The traditional method for protecting your assets is to enter into a prenuptial agreement before you get married. I recommend this to all of my clients who are getting married.

In lieu of or in addition to a prenuptial agreement, Tennessee residents can protect their assets by transferring them to an asset protection trust {pdf} before they get married. Even if they do not have a prenuptial agreement, their spouse will not be entitled to any of the trust assets upon divorce. Furthermore, their spouse will not be able to claim any portion of the trust assets upon death. This latter point is especially important for later-in-life marriages when one or both spouses have children from prior marriages.

I have mostly used pre-marital asset protection trusts for young adults who have received substantial gifts and/or inheritances from their parents and grandparents. As a general rule, these young adults have relied solely upon the protection afforded by the trust because they were not willing to discuss a prenuptial agreement with their future spouse.

 

Receiving Your Inheritance in Trust

If one of your parents is alive, you should consider asking your parent to give you any inheritance that you will receive in a beneficiary-controlled trust.

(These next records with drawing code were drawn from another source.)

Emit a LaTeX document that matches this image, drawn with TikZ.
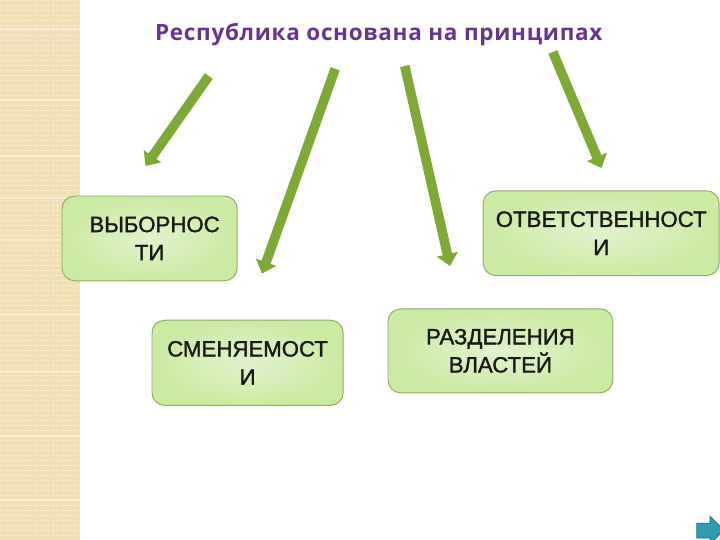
\documentclass[tikz,border=0pt]{standalone}
\usepackage{fontspec}
\setmainfont{Liberation Sans}
\newfontfamily\boxfont[FakeBold=1.4]{Liberation Sans}
\newfontfamily\titlefont[LetterSpace=3]{Open Sans}
\usetikzlibrary{arrows.meta}
\definecolor{bandbase}{HTML}{F0E0B8}
\definecolor{bandlight}{HTML}{F8EDCE}
\definecolor{arrowgreen}{HTML}{7FA936}
\definecolor{boxedge}{HTML}{8FAE62}
\definecolor{boxin}{HTML}{E2F3CC}
\definecolor{boxout}{HTML}{CBEAA3}
\definecolor{titlepurple}{HTML}{67358F}
\definecolor{navblue}{HTML}{2F9DB0}
\tikzset{
  answer/.style={draw=boxedge,line width=0.7pt,rounded corners=0.32cm,inner color=boxin,outer color=boxout,
    align=center,font=\boxfont\fontsize{15.8}{20}\selectfont,text=black!90,inner sep=0pt},
  bigarrow/.style={draw=arrowgreen,line width=0.24cm,-{Triangle[width=0.52cm,length=0.3cm]}},
}
\begin{document}
\begin{tikzpicture}
  \useasboundingbox (0,0) rectangle (18,-13.5);
  \clip (0,0) rectangle (18,-13.5);
  % left band
  \fill[bandbase] (0,0) rectangle (2,-13.5);
  \foreach \y in {0,0.125,...,13.5}
    \draw[bandlight,line width=0.6pt,dash pattern=on 3pt off 1pt] (0,-\y)--(2,-\y);
  \foreach \y in {0.72,1.88,2.5,3.9,4.95,6.0,7.85,9.3,10.9,12.5}
    \draw[bandlight,line width=1pt] (0,-\y)--(2,-\y);
  % title
  \node (title) at (9.47,-0.87) {\titlefont\fontsize{16}{18}\selectfont\bfseries\color{titlepurple}Республика основана на принципах};
  % boxes
  \node[answer,minimum width=4.38cm,minimum height=2.12cm] (vybor) at (3.74,-5.96) {\hspace*{0.25cm}ВЫБОРНОС\\ТИ};
  \node[answer,minimum width=4.78cm,minimum height=2.13cm] (smena) at (6.19,-9.07) {СМЕНЯЕМОСТ\\И};
  \node[answer,minimum width=5.9cm,minimum height=2.12cm] (otvet) at (15.03,-5.83) {ОТВЕТСТВЕННОСТ\\И};
  \node[answer,minimum width=5.62cm,minimum height=2.1cm] (razdel) at (12.51,-8.77) {РАЗДЕЛЕНИЯ\\ВЛАСТЕЙ};
  % arrows
  \coordinate (a1) at (5.22,-1.9);
  \coordinate (b1) at (3.64,-4.15);
  \coordinate (a2) at (8.38,-1.72);
  \coordinate (b2) at (6.55,-6.84);
  \coordinate (a3) at (10.12,-1.65);
  \coordinate (b3) at (11.25,-6.65);
  \coordinate (a4) at (13.82,-1.3);
  \coordinate (b4) at (15.04,-4.2);
  \draw[bigarrow] (a1)--(b1);
  \draw[bigarrow] (a2)--(b2);
  \draw[bigarrow] (a3)--(b3);
  \draw[bigarrow] (a4)--(b4);
  % nav button
  \fill[navblue,draw=navblue!70!black,line width=0.5pt] (17.42,-13.08)--(17.75,-13.08)--(17.75,-12.9)--(18.1,-13.25)--(17.75,-13.6)--(17.75,-13.45)--(17.42,-13.45)--cycle;
\end{tikzpicture}
\end{document}
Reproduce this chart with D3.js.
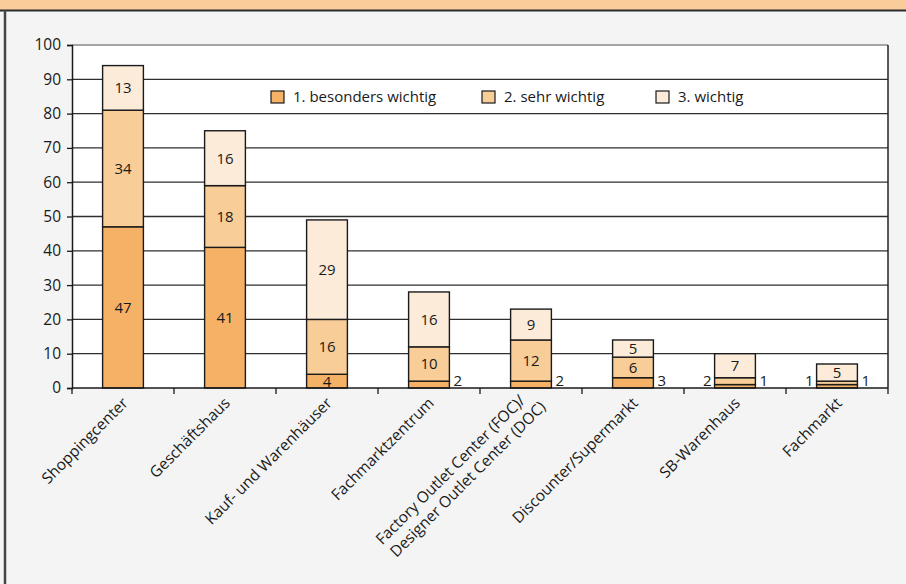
<!DOCTYPE html>
<html>
<head>
<meta charset="utf-8">
<script src="https://cdn.jsdelivr.net/npm/d3@7"></script>
<style>
  html, body { margin: 0; padding: 0; background: #f4f4f4; }
  svg { display: block; }
  text { font-family: "Open Sans", "Noto Sans", sans-serif; fill: #1a1a1a; }
</style>
</head>
<body>
<svg id="chart" width="906" height="584"></svg>
<script>
// Categories (multi-line labels split by "\n")
const categories = [
  "Shoppingcenter",
  "Geschäftshaus",
  "Kauf- und Warenhäuser",
  "Fachmarktzentrum",
  "Factory Outlet Center (FOC)/\nDesigner Outlet Center (DOC)",
  "Discounter/Supermarkt",
  "SB-Warenhaus",
  "Fachmarkt"
];
const seriesNames = ["1. besonders wichtig", "2. sehr wichtig", "3. wichtig"];
const besondersWichtig = [47, 41, 4, 2, 2, 3, 1, 1];
const sehrWichtig      = [34, 18, 16, 10, 12, 6, 2, 1];
const wichtig          = [13, 16, 29, 16, 9, 5, 7, 5];
const yTicks = [0, 10, 20, 30, 40, 50, 60, 70, 80, 90, 100];

const colors = ["#f5b266", "#f8cd98", "#fcebd9"];

const svg = d3.select("#chart");
const W = 906, H = 584;
const margin = { left: 72, right: 18, top: 45, bottom: 196 };
const plotW = W - margin.left - margin.right;
const plotH = H - margin.top - margin.bottom;

// Frame: header band and left rule
svg.append("rect").attr("x", 0).attr("y", 0).attr("width", W).attr("height", 10).attr("fill", "#f9cc9a");
svg.append("line").attr("x1", 0).attr("x2", W).attr("y1", 10.5).attr("y2", 10.5)
  .attr("stroke", "#2b2b2b").attr("stroke-width", 2);
svg.append("line").attr("x1", 5).attr("x2", 5).attr("y1", 10).attr("y2", H)
  .attr("stroke", "#444").attr("stroke-width", 2.5);

const g = svg.append("g").attr("transform", `translate(${margin.left},${margin.top})`);

const x = d3.scaleBand().domain(categories).range([0, plotW]).paddingInner(0.6).paddingOuter(0.3);
const xBand = d3.scaleBand().domain(categories).range([0, plotW]).padding(0);
const y = d3.scaleLinear().domain([0, 100]).range([plotH, 0]);

// Plot area
g.append("rect").attr("width", plotW).attr("height", plotH).attr("fill", "#fff");

// Gridlines
g.selectAll("line.grid").data(yTicks.filter(d => d > 0)).join("line")
  .attr("class", "grid")
  .attr("x1", 0).attr("x2", plotW)
  .attr("y1", d => y(d)).attr("y2", d => y(d))
  .attr("stroke", d => d === 100 ? "#8a8a8a" : "#2e2e2e").attr("stroke-width", 1.3);
g.append("line").attr("x1", plotW).attr("x2", plotW).attr("y1", 0).attr("y2", plotH)
  .attr("stroke", "#222").attr("stroke-width", 1.5);

// Stacked data
const rows = categories.map((c, i) => ({ cat: c, s0: besondersWichtig[i], s1: sehrWichtig[i], s2: wichtig[i] }));
const stack = d3.stack().keys(["s0", "s1", "s2"])(rows);

const layers = g.selectAll("g.layer").data(stack).join("g")
  .attr("class", "layer").attr("fill", (d, i) => colors[i]);

layers.selectAll("rect").data(d => d).join("rect")
  .attr("x", d => x(d.data.cat))
  .attr("y", d => y(d[1]))
  .attr("width", x.bandwidth())
  .attr("height", d => y(d[0]) - y(d[1]))
  .attr("stroke", "#1a1a1a").attr("stroke-width", 1.4);

// Value labels: inside when the segment is tall enough, otherwise beside the bar
stack.forEach((layer, si) => {
  layer.forEach(d => {
    const v = d[1] - d[0];
    const h = y(d[0]) - y(d[1]);
    const cx = x(d.data.cat) + x.bandwidth() / 2;
    const cy = (y(d[0]) + y(d[1])) / 2;
    let tx = cx, ty = cy, anchor = "middle";
    if (h < 12 && si < 2 && !(si === 0 && v >= 4)) {
      if (si === 0) { tx = x(d.data.cat) + x.bandwidth() + 4; anchor = "start"; ty = Math.min(cy, plotH - 7); }
      else { tx = x(d.data.cat) - 3; anchor = "end"; ty = Math.min(cy, plotH - 7); }
    }
    g.append("text").attr("x", tx).attr("y", ty).attr("dy", "0.36em")
      .attr("text-anchor", anchor).attr("font-size", 15).text(v);
  });
});

// Y axis
const yAxis = g.append("g").call(d3.axisLeft(y).tickValues(yTicks).tickSize(5).tickPadding(6));
yAxis.select(".domain").attr("stroke", "#1a1a1a").attr("stroke-width", 1.5);
yAxis.selectAll(".tick line").attr("stroke", "#1a1a1a").attr("stroke-width", 1.3);
yAxis.selectAll(".tick text").attr("font-size", 15.5).attr("fill", "#1a1a1a")
  .style("font-family", "'Open Sans', sans-serif");

// X axis with ticks between categories
const xAxisG = g.append("g").attr("transform", `translate(0,${plotH})`);
xAxisG.append("line").attr("x1", 0).attr("x2", plotW).attr("stroke", "#1a1a1a").attr("stroke-width", 1.5);
xAxisG.selectAll("line.tk").data(d3.range(categories.length + 1)).join("line")
  .attr("class", "tk")
  .attr("x1", i => i * xBand.step()).attr("x2", i => i * xBand.step())
  .attr("y1", 0).attr("y2", 6).attr("stroke", "#1a1a1a").attr("stroke-width", 1.3);

xAxisG.selectAll("text.cat").data(categories).join("text")
  .attr("class", "cat")
  .attr("text-anchor", "end")
  .attr("font-size", 15.5)
  .attr("transform", d => `translate(${xBand(d) + xBand.bandwidth() / 2 + 6},${16}) rotate(-45)`)
  .each(function(d) {
    const lines = d.split("\n");
    const t = d3.select(this);
    lines.forEach((ln, k) => {
      t.append("tspan").attr("x", 0).attr("dx", lines.length > 1 ? (k === 0 ? -6 : 4) : 0)
        .attr("y", (k - (lines.length - 1) / 2) * 19).text(ln);
    });
  });

// Legend
const legend = g.append("g").attr("transform", `translate(${199},${46})`);
const legendX = [0, 211, 385];
seriesNames.forEach((n, i) => {
  const lg = legend.append("g").attr("transform", `translate(${legendX[i]},0)`);
  lg.append("rect").attr("width", 13).attr("height", 12).attr("fill", colors[i])
    .attr("stroke", "#1a1a1a").attr("stroke-width", 1.2);
  lg.append("text").attr("x", 22).attr("y", 6).attr("dy", "0.36em").attr("font-size", 15).text(n);
});
</script>
</body>
</html>
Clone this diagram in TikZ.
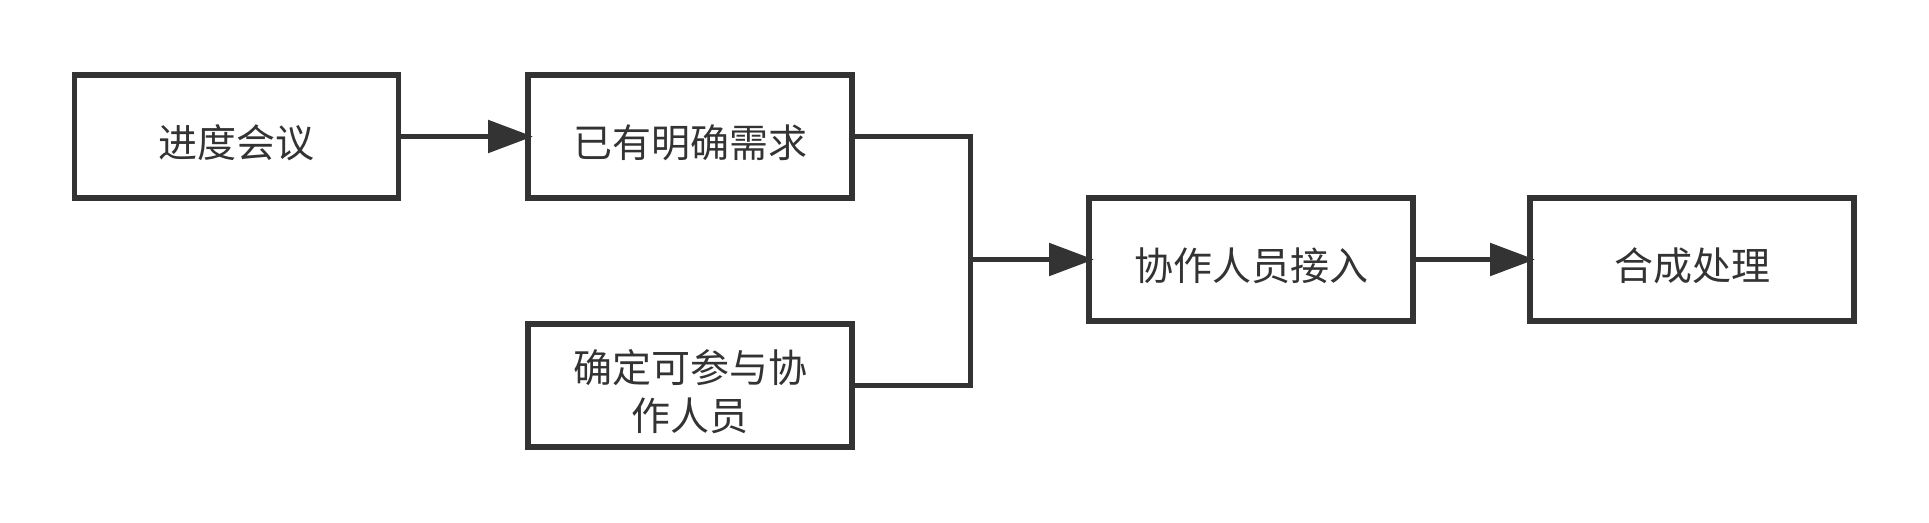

A properly designed beneficiary-controlled trust can provide protection from creditors, including divorced spouses, and from estate taxes upon your death. When discussing this matter with your parents, blame your attorney for raising the issue.

At my suggestion, one of my clients persuaded his mother to amend her Will to leave his future inheritance in a trust controlled by my client. The amendment did not affect the bequests to my client’s siblings. His mother died last year and the trust has been funded with approximately $800,000. My client is currently distributing cash from the trust to his son, who recently lost his job. This is not a taxable gift by my client. My client's son is in a low income tax bracket, which significantly reduces the income taxes payable with respect to the trust’s income.

The ability to divert income to a child without losing control of the assets is one of the many benefits from receiving your inheritance in a trust.